Leí por ahí: vandalismos y saqueos son formas de reparación simbólica. Deben leerse en un contexto y deben entenderse las motivaciones no necesariamente conscientes de quienes se entregan a ellos.
Pienso en el cuerpo propio y la autoagresión. Quienes se hieren, cortan, mutilan a sí mismos describen un estado de angustia feroz, que se alivia por un momento mediante acciones autodestructivas. Siempre ha sido un abuso tentador extender lo corporal a lo social (nadie olvida eso del “cáncer marxista”). Por eso no sigo con la comparación, a pesar de las fecundas reflexiones de Richard Sennett sobre los cuerpos y las ciudades.
Ante la destrucción y la violencia, reiteradas y puestas delante de los ojos, se va agotando la paciencia colectiva. Se va viendo como una forma de cobardía, una forma de “escurrir el bulto”, remitir las brutalidades del presente a largas cadenas causales, por interesantes y hasta valederas que puedan resultar, estudiadas en un momento propicio y en un contexto de buena voluntad.
Hoy es el momento de proteger. Oponerse decididamente a la brutalidad y el abuso, preservar bienes escasos (como los establecimientos educacionales, los buses, el metro) que sirven a toda la población. No vivimos en tierra de nadie. Se trata de entender lo urbano como un lugar habitable para todos. Y los trayectos y espacios rurales, también, como lugares de buen vivir, de una mejor manera de vivir.
Un amigo ya muerto (no era chileno) insistía en que los espacios públicos deben ser amplios, bellos, limpios y hasta lujosos; porque mientras peor viva la gente, más hacinada en lugares insuficientes, más podrá cada persona recuperar dignidad en el espacio público, al que tiene pleno derecho. Mi símbolo personal es el hall central del Museo de Bellas Artes, con su luz y con su altura; es el Museo Precolombino, para qué decir, y lo que queda del Parque Forestal. Son parte de una narrativa un poco desgastada que, a mis años, me incluye y me reconoce. Para otros, será el GAM, cuya arrolladora vitalidad he sentido y celebrado: una hazaña cultural en su momento. Sigan ustedes, por favor, con una lista que solo revela mis propias limitaciones.

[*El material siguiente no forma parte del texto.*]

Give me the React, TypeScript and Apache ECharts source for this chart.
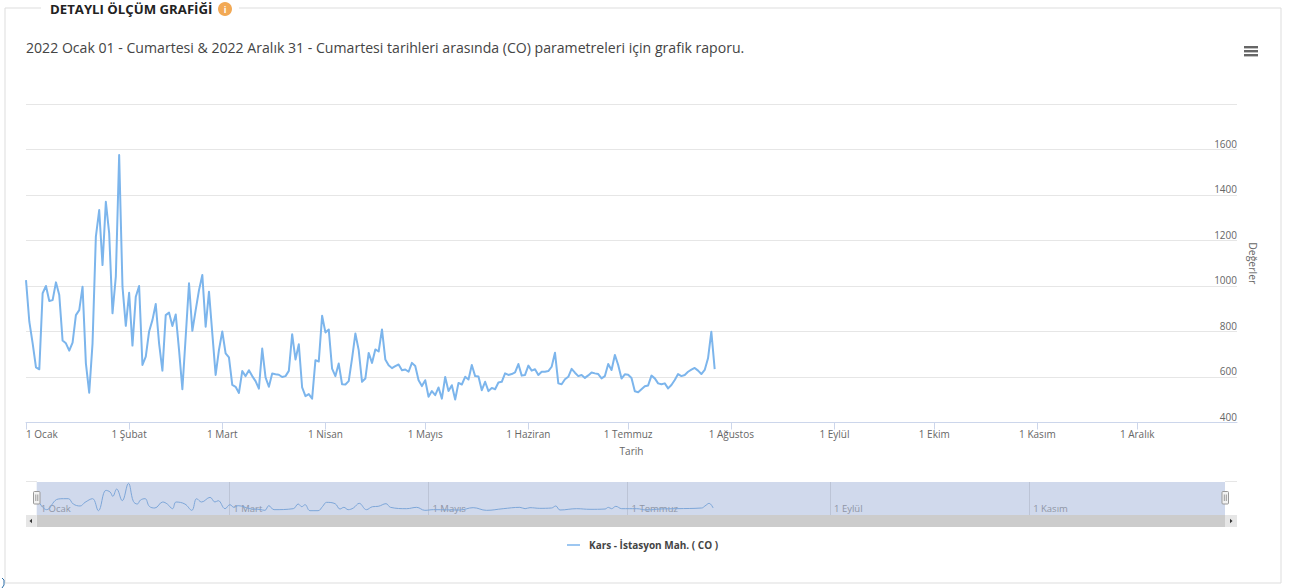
import React, { useEffect, useRef } from "react";
import * as echarts from "echarts";

const monthDays = [0, 31, 59, 90, 120, 151, 181, 212, 243, 273, 304, 334];
const monthNames = ["1 Ocak", "1 Şubat", "1 Mart", "1 Nisan", "1 Mayıs", "1 Haziran", "1 Temmuz", "1 Ağustos", "1 Eylül", "1 Ekim", "1 Kasım", "1 Aralık"];
const navDaysTicks = [0, 59, 120, 181, 243, 304];

// Günlük ölçümler: 1 Ocak'tan itibaren
const coValues = [
  1026, 843, 748, 642, 634, 968, 1000, 934, 938, 1016, 960, 760, 748, 716, 751, 872, 894, 997, 660, 531,
  748, 1217, 1334, 1092, 1370, 1232, 880, 1041, 1576, 997, 825, 970, 738, 953, 1000, 653, 690, 800, 850, 921,
  748, 628, 872, 883, 824, 875, 719, 546, 777, 1012, 803, 894, 982, 1048, 821, 975, 792, 609, 719, 800,
  704, 686, 565, 557, 530, 626, 604, 630, 604, 582, 549, 725, 598, 557, 615, 612, 610, 600, 604, 627,
  788, 677, 744, 554, 516, 525, 505, 674, 668, 869, 796, 809, 637, 604, 659, 568, 567, 582, 681, 791,
  718, 579, 593, 706, 662, 721, 712, 809, 677, 652, 639, 648, 655, 630, 633, 623, 662, 648, 586, 560,
  586, 513, 538, 520, 554, 505, 600, 538, 564, 501, 574, 567, 601, 589, 653, 604, 602, 542, 579, 538,
  552, 546, 576, 579, 616, 609, 613, 620, 657, 606, 609, 650, 628, 634, 609, 623, 623, 626, 645, 707,
  572, 568, 590, 601, 636, 619, 604, 609, 596, 607, 620, 616, 613, 594, 604, 657, 631, 697, 653, 593,
  612, 610, 596, 537, 533, 546, 559, 563, 606, 594, 572, 568, 572, 550, 565, 587, 613, 604, 609, 623,
  632, 640, 628, 613, 631, 682, 799, 635,
];

// Alt gezgin (navigator) çizgisi: gruplanmış değerler
const navDays = [
  0, 1.6, 3.05, 5.6, 6.6, 8.2, 9.7, 11.2, 13.3, 14.8, 17.1, 18.9, 21.2, 22.5, 23.3, 24.5, 26.2, 28.1, 29.6, 30.8,
  31.8, 33.2, 34.5, 36.2, 38.6, 40, 41.6, 42.7, 45.4, 47.5, 49, 50.5, 53.1, 54.6, 55.6, 57.7, 59.2, 60.4, 61.7, 65.3,
  68.4, 69.9, 71.1, 72.7, 78.6, 80.1, 81.2, 82.2, 83.7, 86.2, 87.6, 88.8, 91.4, 92.9, 94.1, 95.4, 97, 98.8, 101, 102.9,
  104.6, 107, 108.4, 113.3, 116.4, 118.9, 121.5, 129.6, 133.7, 137.8, 142.9, 148, 149.6, 151.1, 154.1, 157.7, 159, 160.3, 165.4, 169.5,
  174.1, 175.1, 176.1, 177.4, 179.2, 183.8, 186.8, 190.9, 196, 203.7, 204.7, 206, 207.2,
];
const navValues = [
  1011, 691, 563, 908, 972, 985, 985, 780, 704, 844, 985, 524, 1305, 1240, 1075, 1356, 908, 1574, 883, 780,
  934, 985, 691, 627, 857, 780, 601, 857, 780, 537, 985, 857, 1036, 857, 908, 601, 755, 652, 716, 601,
  570, 537, 716, 563, 601, 780, 678, 755, 524, 524, 691, 844, 793, 588, 652, 563, 627, 806, 563, 678,
  691, 793, 652, 601, 652, 537, 563, 550, 640, 537, 601, 652, 601, 640, 614, 627, 704, 550, 601, 576,
  588, 652, 601, 691, 601, 601, 550, 588, 601, 627, 704, 806, 627,
];

const seriesName = "Kars - İstasyon Mah. ( CO )";
const headingText = "DETAYLI ÖLÇÜM GRAFİĞİ";
const subtitleText = "2022 Ocak 01 - Cumartesi & 2022 Aralık 31 - Cumartesi tarihleri arasında (CO) parametreleri için grafik raporu.";
const FONT = '"Open Sans", sans-serif';

export default function App() {
  const ref = useRef<HTMLDivElement>(null);
  useEffect(() => {
    document.body.style.margin = "0";
    const chart = echarts.init(ref.current!, null, { renderer: "svg" });
    const lineColor = "#7cb5ec";
    const rect = (x: number, y: number, w: number, h: number, fill: string, z = 10, stroke?: string, r = 0) => ({
      type: "rect", silent: true, z,
      shape: { x, y, width: w, height: h, r },
      style: { fill, stroke: stroke ?? "none", lineWidth: stroke ? 1 : 0 },
    });
    const seg = (x1: number, y1: number, x2: number, y2: number, stroke: string, lineWidth = 1, z = 5) => ({
      type: "line", silent: true, z, shape: { x1, y1, x2, y2 }, style: { stroke, lineWidth },
    });
    const tri = (points: number[][]) => ({ type: "polygon", silent: true, z: 12, shape: { points }, style: { fill: "#333" } });
    chart.setOption({
      animation: false,
      backgroundColor: "#ffffff",
      textStyle: { fontFamily: FONT },
      legend: {
        data: [seriesName],
        left: 562,
        top: 535,
        icon: "rect",
        itemWidth: 13,
        itemHeight: 1.5,
        textStyle: { fontFamily: FONT, fontSize: 10, fontWeight: "bold", color: "#444", padding: [0, 0, 0, 4] },
      },
      grid: [
        { left: 26, top: 104, width: 1211, height: 318.5, containLabel: false },
        { left: 36.7, top: 482, width: 1188.3, height: 33, show: true, backgroundColor: "#d0d9ec", borderWidth: 0 },
      ],
      xAxis: [
        {
          type: "value", gridIndex: 0, min: 0, max: 364,
          name: "Tarih", nameLocation: "middle", nameGap: 23,
          nameTextStyle: { fontFamily: FONT, fontSize: 10, color: "#666" },
          splitLine: { show: false },
          axisLine: { show: true, lineStyle: { color: "#ccd6eb" } },
          axisTick: { show: true, length: 7, customValues: monthDays, lineStyle: { color: "#ccd6eb" } },
          axisLabel: {
            customValues: monthDays, margin: 6, hideOverlap: false, alignMinLabel: "left",
            fontFamily: FONT, fontSize: 10, color: "#666",
            formatter: (v: number) => monthNames[monthDays.indexOf(v)] ?? "",
          },
        },
        {
          type: "value", gridIndex: 1, min: 0, max: 364,
          axisLine: { show: false },
          axisTick: { show: false, customValues: navDaysTicks.slice(1) },
          splitLine: { show: true, lineStyle: { color: "#bcc4d6", width: 1 } },
          axisLabel: {
            show: true, inside: true, customValues: navDaysTicks, margin: 2, align: "left", padding: [0, 0, 0, 4], hideOverlap: false,
            alignMinLabel: "left", fontFamily: FONT, fontSize: 9.5, color: "#8f95a5",
            formatter: (v: number) => monthNames[monthDays.indexOf(v)] ?? "",
          },
        },
      ],
      yAxis: [
        {
          type: "value", gridIndex: 0, position: "right", min: 400, max: 1800, interval: 200,
          name: "Değerler", nameLocation: "middle", nameRotate: -90, nameGap: 9,
          nameTextStyle: { fontFamily: FONT, fontSize: 10.5, color: "#666" },
          axisLine: { show: false }, axisTick: { show: false },
          splitLine: { show: true, lineStyle: { color: "#e6e6e6", width: 1 } },
          axisLabel: {
            inside: true, margin: 0, verticalAlign: "bottom", showMaxLabel: false, padding: [0, 0, 1, 0],
            fontFamily: FONT, fontSize: 10, color: "#666",
            formatter: (v: number) => String(v),
          },
        },
        { type: "value", gridIndex: 1, min: 358, max: 1626, show: false, splitLine: { show: false } },
      ],
      series: [
        {
          name: seriesName, type: "line", xAxisIndex: 0, yAxisIndex: 0, showSymbol: false, symbol: "none",
          data: coValues.map((v, i) => [i, v]),
          lineStyle: { color: lineColor, width: 2, join: "round" }, itemStyle: { color: lineColor },
          z: 3,
        },
        {
          name: "navigator", type: "line", xAxisIndex: 1, yAxisIndex: 1, showSymbol: false, symbol: "none", smooth: 0.4,
          data: navDays.map((d, i) => [d, navValues[i]]),
          lineStyle: { color: "#7da6d8", width: 1 }, z: 4,
        },
      ],
      graphic: [
        // çerçeve (fieldset)
        seg(5, 8, 5, 583, "#dddddd"),
        seg(5, 583, 1281, 583, "#dddddd"),
        seg(1281, 8, 1281, 583, "#dddddd"),
        seg(5, 8, 41, 8, "#dddddd"),
        seg(239, 8, 1281, 8, "#dddddd"),
        { type: "text", silent: true, z: 6, x: 50, y: 8.5, style: { text: headingText, verticalAlign: "middle", fontFamily: FONT, fontSize: 13.2, fontWeight: "bold", fill: "#222" } },
        { type: "circle", silent: true, z: 6, shape: { cx: 225, cy: 9, r: 7 }, style: { fill: "#f2a955" } },
        { type: "text", silent: true, z: 7, x: 225, y: 9, style: { text: "i", align: "center", verticalAlign: "middle", fontFamily: FONT, fontSize: 9, fontWeight: "bold", fill: "#fff" } },
        { type: "text", silent: true, z: 6, x: 26, y: 47, style: { text: subtitleText, verticalAlign: "middle", fontFamily: FONT, fontSize: 14.1, fill: "#444" } },
        // menü simgesi
        rect(1244, 46, 14, 2.4, "#666"),
        rect(1244, 50, 14, 2.4, "#666"),
        rect(1244, 54, 14, 2.4, "#666"),
        // gezgin üst çizgileri
        seg(26, 481.5, 37, 481.5, "#e6e6e6"),
        seg(1225, 481.5, 1237, 481.5, "#e6e6e6"),
        // kaydırma çubuğu
        rect(36.7, 515, 1188.3, 12, "#cccccc"),
        rect(26, 515, 10.7, 12, "#e6e6e6"),
        rect(1225, 515, 12, 12, "#e6e6e6"),
        tri([[29.5, 521], [32, 518.8], [32, 523.2]]),
        tri([[1232.5, 521], [1230, 518.8], [1230, 523.2]]),
        seg(628.5, 518, 628.5, 523.5, "#333"),
        seg(631, 518, 631, 523.5, "#333"),
        seg(633.5, 518, 633.5, 523.5, "#333"),
        // tutamaçlar
        rect(33.5, 491.5, 6.5, 12.5, "#f2f2f2", 11, "#999999", 1),
        seg(35.8, 494.5, 35.8, 501, "#999", 1, 12),
        seg(37.8, 494.5, 37.8, 501, "#999", 1, 12),
        rect(1222, 491.5, 6.5, 12.5, "#f2f2f2", 11, "#999999", 1),
        seg(1224.3, 494.5, 1224.3, 501, "#999", 1, 12),
        seg(1226.3, 494.5, 1226.3, 501, "#999", 1, 12),
        // sol alt köşe işareti
        { type: "polyline", silent: true, z: 6, shape: { points: [[2, 578], [4, 580], [4, 585], [2, 588]] }, style: { stroke: "#2a6da8", fill: "none", lineWidth: 1 } },
      ],
    });
    return () => chart.dispose();
  }, []);
  return <div ref={ref} style={{ position: "fixed", left: 0, top: 0, width: 1294, height: 588 }} />;
}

Hablo de lugares de cultura y de sociabilidad. Pienso también en las calles que los rodean, y las quisiera seguras y hospitalarias. Ojalá nos pudiéramos sorprender, como en años anteriores, con conciertos, música, risas, compañía, antídotos del miedo a la pandemia y a la violencia. El miedo es bárbaro, y no en el buen sentido de la palabra; va haciendo inhabitables las ciudades.
Leer, mirar, comer algo juntos, cerca de otros con los que conversar un café o una copa de vino, es algo profundamente civilizado y civilizatorio. Y bien democrático. Reconoce y respeta nuestra común humanidad: la celebra. Estar juntos en el espacio urbano va rompiendo las cadenas de desigualdad que son propias a muchas sociedades, entre ellas, la nuestra, una de las más desiguales del mundo occidental. Ojalá no lo impidan ni la pandemia ni la polarización. Azotes ambos, creo, para los cuerpos y para las ciudades.